#### Data excerpt

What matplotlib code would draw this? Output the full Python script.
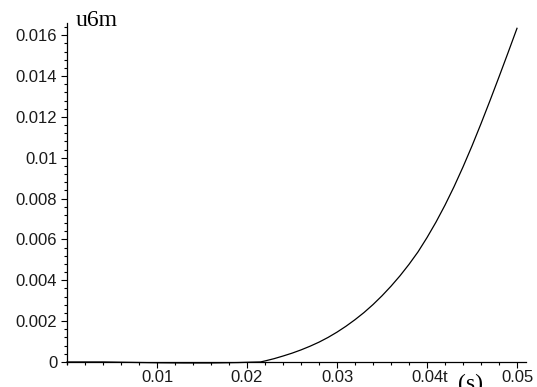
import matplotlib.pyplot as plt
from matplotlib.ticker import MultipleLocator, FuncFormatter

# displacement u6 against time
t = [0.0, 0.004, 0.007, 0.010, 0.013, 0.016, 0.019, 0.0205, 0.0215, 0.022,
     0.023, 0.024, 0.025, 0.026, 0.027, 0.028, 0.029, 0.030, 0.031, 0.032,
     0.033, 0.034, 0.035, 0.036, 0.037, 0.038, 0.039, 0.040, 0.041, 0.042,
     0.043, 0.044, 0.045, 0.046, 0.047, 0.048, 0.049, 0.050]
u6 = [0.0, 0.0, -0.00002, -0.00004, -0.00005, -0.00005, -0.00003, -0.00001,
      0.0, 0.00005, 0.00016, 0.00029, 0.00043, 0.00059, 0.00077, 0.00097,
      0.0012, 0.00146, 0.00175, 0.00207, 0.00242, 0.00281, 0.00324, 0.00371,
      0.00422, 0.00478, 0.00539, 0.00609, 0.00685, 0.00768, 0.00858, 0.00955,
      0.01058, 0.01167, 0.0128, 0.01396, 0.01514, 0.01634]

x_ticks = [0.01, 0.02, 0.03, 0.04, 0.05]
y_ticks = [0, 0.002, 0.004, 0.006, 0.008, 0.01, 0.012, 0.014, 0.016]

fig = plt.figure(figsize=(5.37, 3.87), dpi=100)
ax = fig.add_axes([67 / 537, 23 / 387, 459 / 537, 341 / 387])

ax.plot(t, u6, color='black', lw=0.9, clip_on=False)

ax.set_xlim(0, 0.051)
ax.set_ylim(-0.0001, 0.0166)

for s in ['top', 'right']:
    ax.spines[s].set_visible(False)
ax.spines['bottom'].set_position(('data', 0))
ax.spines['left'].set_position(('data', 0))
for s in ['bottom', 'left']:
    ax.spines[s].set_linewidth(0.9)

ax.set_xticks(x_ticks)
ax.set_yticks(y_ticks)
ax.xaxis.set_minor_locator(MultipleLocator(0.002))
ax.yaxis.set_minor_locator(MultipleLocator(0.0004))

fmt = FuncFormatter(lambda v, p: '0' if v == 0 else ('%g' % v))
ax.xaxis.set_major_formatter(fmt)
ax.yaxis.set_major_formatter(fmt)

ax.tick_params(which='major', direction='out', length=4, width=0.8,
               labelsize=12, pad=3)
ax.tick_params(which='minor', direction='out', length=2.5, width=0.8)
ax.tick_params(axis='x', which='major', pad=2)
for lbl in ax.get_xticklabels() + ax.get_yticklabels():
    lbl.set_fontfamily('Liberation Sans')
    lbl.set_color('#1a1a1a')

# axis labels in the Maple style
fig.text(76 / 537, 1 - 21 / 387, 'u6m', family='Liberation Serif',
         fontsize=17, ha='left', va='center')
fig.text(443 / 537, 1 - 377 / 387, 't', family='Liberation Sans',
         fontsize=12, ha='left', va='center', color='#1a1a1a')
fig.text(458 / 537, 1 - 384 / 387, '(s)', family='Liberation Serif',
         fontsize=17, ha='left', va='center')

fig.savefig('out.png', dpi=100)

########

Written exercise>
Except for the pictures, copy the material above exactly.

Output for this exercise>
What matplotlib code would draw this? Output the full Python script.
import matplotlib.pyplot as plt
from matplotlib.ticker import MultipleLocator, FuncFormatter

# displacement u6 against time
t = [0.0, 0.004, 0.007, 0.010, 0.013, 0.016, 0.019, 0.0205, 0.0215, 0.022,
     0.023, 0.024, 0.025, 0.026, 0.027, 0.028, 0.029, 0.030, 0.031, 0.032,
     0.033, 0.034, 0.035, 0.036, 0.037, 0.038, 0.039, 0.040, 0.041, 0.042,
     0.043, 0.044, 0.045, 0.046, 0.047, 0.048, 0.049, 0.050]
u6 = [0.0, 0.0, -0.00002, -0.00004, -0.00005, -0.00005, -0.00003, -0.00001,
      0.0, 0.00005, 0.00016, 0.00029, 0.00043, 0.00059, 0.00077, 0.00097,
      0.0012, 0.00146, 0.00175, 0.00207, 0.00242, 0.00281, 0.00324, 0.00371,
      0.00422, 0.00478, 0.00539, 0.00609, 0.00685, 0.00768, 0.00858, 0.00955,
      0.01058, 0.01167, 0.0128, 0.01396, 0.01514, 0.01634]

x_ticks = [0.01, 0.02, 0.03, 0.04, 0.05]
y_ticks = [0, 0.002, 0.004, 0.006, 0.008, 0.01, 0.012, 0.014, 0.016]

fig = plt.figure(figsize=(5.37, 3.87), dpi=100)
ax = fig.add_axes([67 / 537, 23 / 387, 459 / 537, 341 / 387])

ax.plot(t, u6, color='black', lw=0.9, clip_on=False)

ax.set_xlim(0, 0.051)
ax.set_ylim(-0.0001, 0.0166)

for s in ['top', 'right']:
    ax.spines[s].set_visible(False)
ax.spines['bottom'].set_position(('data', 0))
ax.spines['left'].set_position(('data', 0))
for s in ['bottom', 'left']:
    ax.spines[s].set_linewidth(0.9)

ax.set_xticks(x_ticks)
ax.set_yticks(y_ticks)
ax.xaxis.set_minor_locator(MultipleLocator(0.002))
ax.yaxis.set_minor_locator(MultipleLocator(0.0004))

fmt = FuncFormatter(lambda v, p: '0' if v == 0 else ('%g' % v))
ax.xaxis.set_major_formatter(fmt)
ax.yaxis.set_major_formatter(fmt)

ax.tick_params(which='major', direction='out', length=4, width=0.8,
               labelsize=12, pad=3)
ax.tick_params(which='minor', direction='out', length=2.5, width=0.8)
ax.tick_params(axis='x', which='major', pad=2)
for lbl in ax.get_xticklabels() + ax.get_yticklabels():
    lbl.set_fontfamily('Liberation Sans')
    lbl.set_color('#1a1a1a')

# axis labels in the Maple style
fig.text(76 / 537, 1 - 21 / 387, 'u6m', family='Liberation Serif',
         fontsize=17, ha='left', va='center')
fig.text(443 / 537, 1 - 377 / 387, 't', family='Liberation Sans',
         fontsize=12, ha='left', va='center', color='#1a1a1a')
fig.text(458 / 537, 1 - 384 / 387, '(s)', family='Liberation Serif',
         fontsize=17, ha='left', va='center')

fig.savefig('out.png', dpi=100)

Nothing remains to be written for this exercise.